One practical edge case is incident response: if each provider logs differently, proving whether an agent had standing access, JIT access, or borrowed privilege becomes slow and uncertain. That is where the DeepSeek breach is a cautionary example of how exposed secrets and weak visibility can turn infrastructure complexity into immediate exposure. Fragmented controls tend to fail when teams have to investigate an autonomous change across disconnected platforms and cannot reconstruct the full identity trail.

Standards & Framework Alignment

This section maps relevant standards and security frameworks to the operational risks and controls described in this guidance.

OWASP Non-Human Identity Top 10, OWASP Agentic AI Top 10 and CSA MAESTRO address the attack and risk surface, while NIST AI RMF set the governance and control requirements practitioners need to meet.
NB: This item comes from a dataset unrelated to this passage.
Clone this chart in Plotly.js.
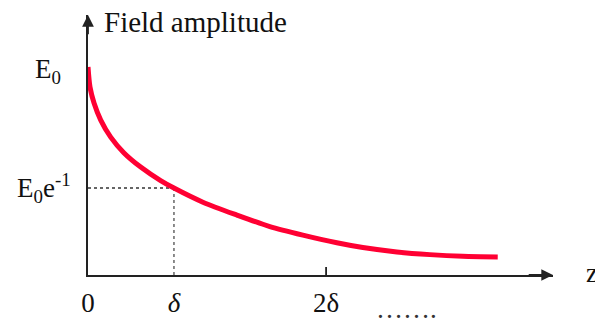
<!DOCTYPE html>
<html>
<head>
<meta charset="utf-8">
<script src="https://cdn.plot.ly/plotly-3.0.1.min.js"></script>
<style>html,body{margin:0;padding:0;background:#fff;}#chart{width:595px;height:323px;}</style>
</head>
<body>
<div id="chart"></div>
<script>
// Curve: z in units of the δ tick spacing, amplitude relative to E0
const curveZ = [0, 0.023, 0.070, 0.148, 0.264, 0.419, 0.613, 0.845, 1.0, 1.337, 1.733, 2.116, 2.5, 2.895, 3.198, 3.593, 3.977, 4.36, 4.767];
const curveE = [1.0, 0.904, 0.827, 0.745, 0.663, 0.587, 0.519, 0.454, 0.418, 0.350, 0.288, 0.233, 0.192, 0.155, 0.132, 0.111, 0.098, 0.090, 0.087];
const deltaZ = 1.0;
const levelE1 = 0.418;
const xTickVals = [0, 1.0, 2.77];
const xTickText = ['0', '<i>δ</i>', '2δ'];
const yLabelVals = [1.0, 0.418];
const yLabelText = ['E<sub>0</sub>', 'E<sub>0</sub>e<sup>-1</sup>'];
const xMax = 5.41, yMax = 1.25;

const serif = 'Liberation Serif, Times New Roman, serif';
const axisColor = '#222';

const traces = [
  {x: [0, deltaZ], y: [levelE1, levelE1], mode: 'lines', line: {color: '#333', width: 1.5, dash: 'dot'}, hoverinfo: 'skip'},
  {x: [deltaZ, deltaZ], y: [levelE1, 0], mode: 'lines', line: {color: '#666', width: 1.5, dash: 'dot'}, hoverinfo: 'skip'},
  {x: curveZ, y: curveE, mode: 'lines', line: {color: '#ff0033', width: 5, shape: 'spline', smoothing: 0.8}, hoverinfo: 'skip', cliponaxis: false}
];

const annotations = [
  {x: xMax, y: 0, ax: xMax - 0.3, ay: 0, xref: 'x', yref: 'y', axref: 'x', ayref: 'y', text: '', showarrow: true, arrowhead: 2, arrowsize: 1.3, arrowwidth: 1.8, arrowcolor: axisColor},
  {x: 0, y: yMax, ax: 0, ay: yMax - 0.1, xref: 'x', yref: 'y', axref: 'x', ayref: 'y', text: '', showarrow: true, arrowhead: 2, arrowsize: 1.3, arrowwidth: 1.8, arrowcolor: axisColor},
  {x: 0, y: yMax, xref: 'x', yref: 'y', xanchor: 'left', yanchor: 'middle', xshift: 14, yshift: -7, text: 'Field amplitude', showarrow: false, font: {family: serif, size: 29, color: '#111'}},
  {x: xMax, y: 0, xref: 'x', yref: 'y', xanchor: 'left', yanchor: 'middle', xshift: 31, yshift: 2, text: 'z', showarrow: false, font: {family: serif, size: 27, color: '#111'}},
  {x: 3.71, y: 0, xref: 'x', yref: 'y', xanchor: 'center', yanchor: 'top', yshift: -17, text: '…….', showarrow: false, font: {family: serif, size: 27, color: '#333'}},
  {x: 0, y: yLabelVals[0], xref: 'x', yref: 'y', xanchor: 'right', yanchor: 'middle', xshift: -25, yshift: -4, text: yLabelText[0], showarrow: false, font: {family: serif, size: 27, color: '#111'}},
  {x: 0, y: yLabelVals[1], xref: 'x', yref: 'y', xanchor: 'right', yanchor: 'middle', xshift: -15, yshift: 0, text: yLabelText[1], showarrow: false, font: {family: serif, size: 27, color: '#111'}}
];

const shapes = [
  {type: 'line', xref: 'x', yref: 'y', x0: xTickVals[1], x1: xTickVals[1], ysizemode: 'pixel', yanchor: 0, y0: 0, y1: -8, line: {color: axisColor, width: 1.8}},
  {type: 'line', xref: 'x', yref: 'y', x0: xTickVals[2], x1: xTickVals[2], ysizemode: 'pixel', yanchor: 0, y0: 8, y1: -8, line: {color: axisColor, width: 1.8}}
];

const layout = {
  width: 595, height: 323,
  margin: {l: 88, r: 42, t: 15, b: 48, pad: 0},
  paper_bgcolor: '#fff', plot_bgcolor: '#fff',
  showlegend: false,
  xaxis: {range: [0, xMax], showgrid: false, zeroline: false, showline: true, linecolor: axisColor, linewidth: 1.8,
          tickmode: 'array', tickvals: xTickVals, ticktext: xTickText, ticks: '', ticklen: 0, ticklabelstandoff: 3,
          tickfont: {family: serif, size: 27, color: '#111'}, fixedrange: true},
  yaxis: {range: [0, yMax], showgrid: false, zeroline: false, showline: true, linecolor: axisColor, linewidth: 1.8,
          showticklabels: false, ticks: '', fixedrange: true},
  annotations: annotations,
  shapes: shapes
};

Plotly.newPlot('chart', traces, layout, {displayModeBar: false, staticPlot: true});
</script>
</body>
</html>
Framework Control / Reference Relevance
OWASP Non-Human Identity Top 10 NHI-03 Fragmented stacks often rely on long-lived machine secrets.
OWASP Agentic AI Top 10 A1 Autonomous agents need runtime authorization, not fixed roles.
CSA MAESTRO MAESTRO addresses governance for multi-agent and autonomous workflows.
NIST AI RMF AI RMF covers accountability and monitoring for AI system risk.

Define ownership, guardrails, and auditability for every agentic workflow before production use.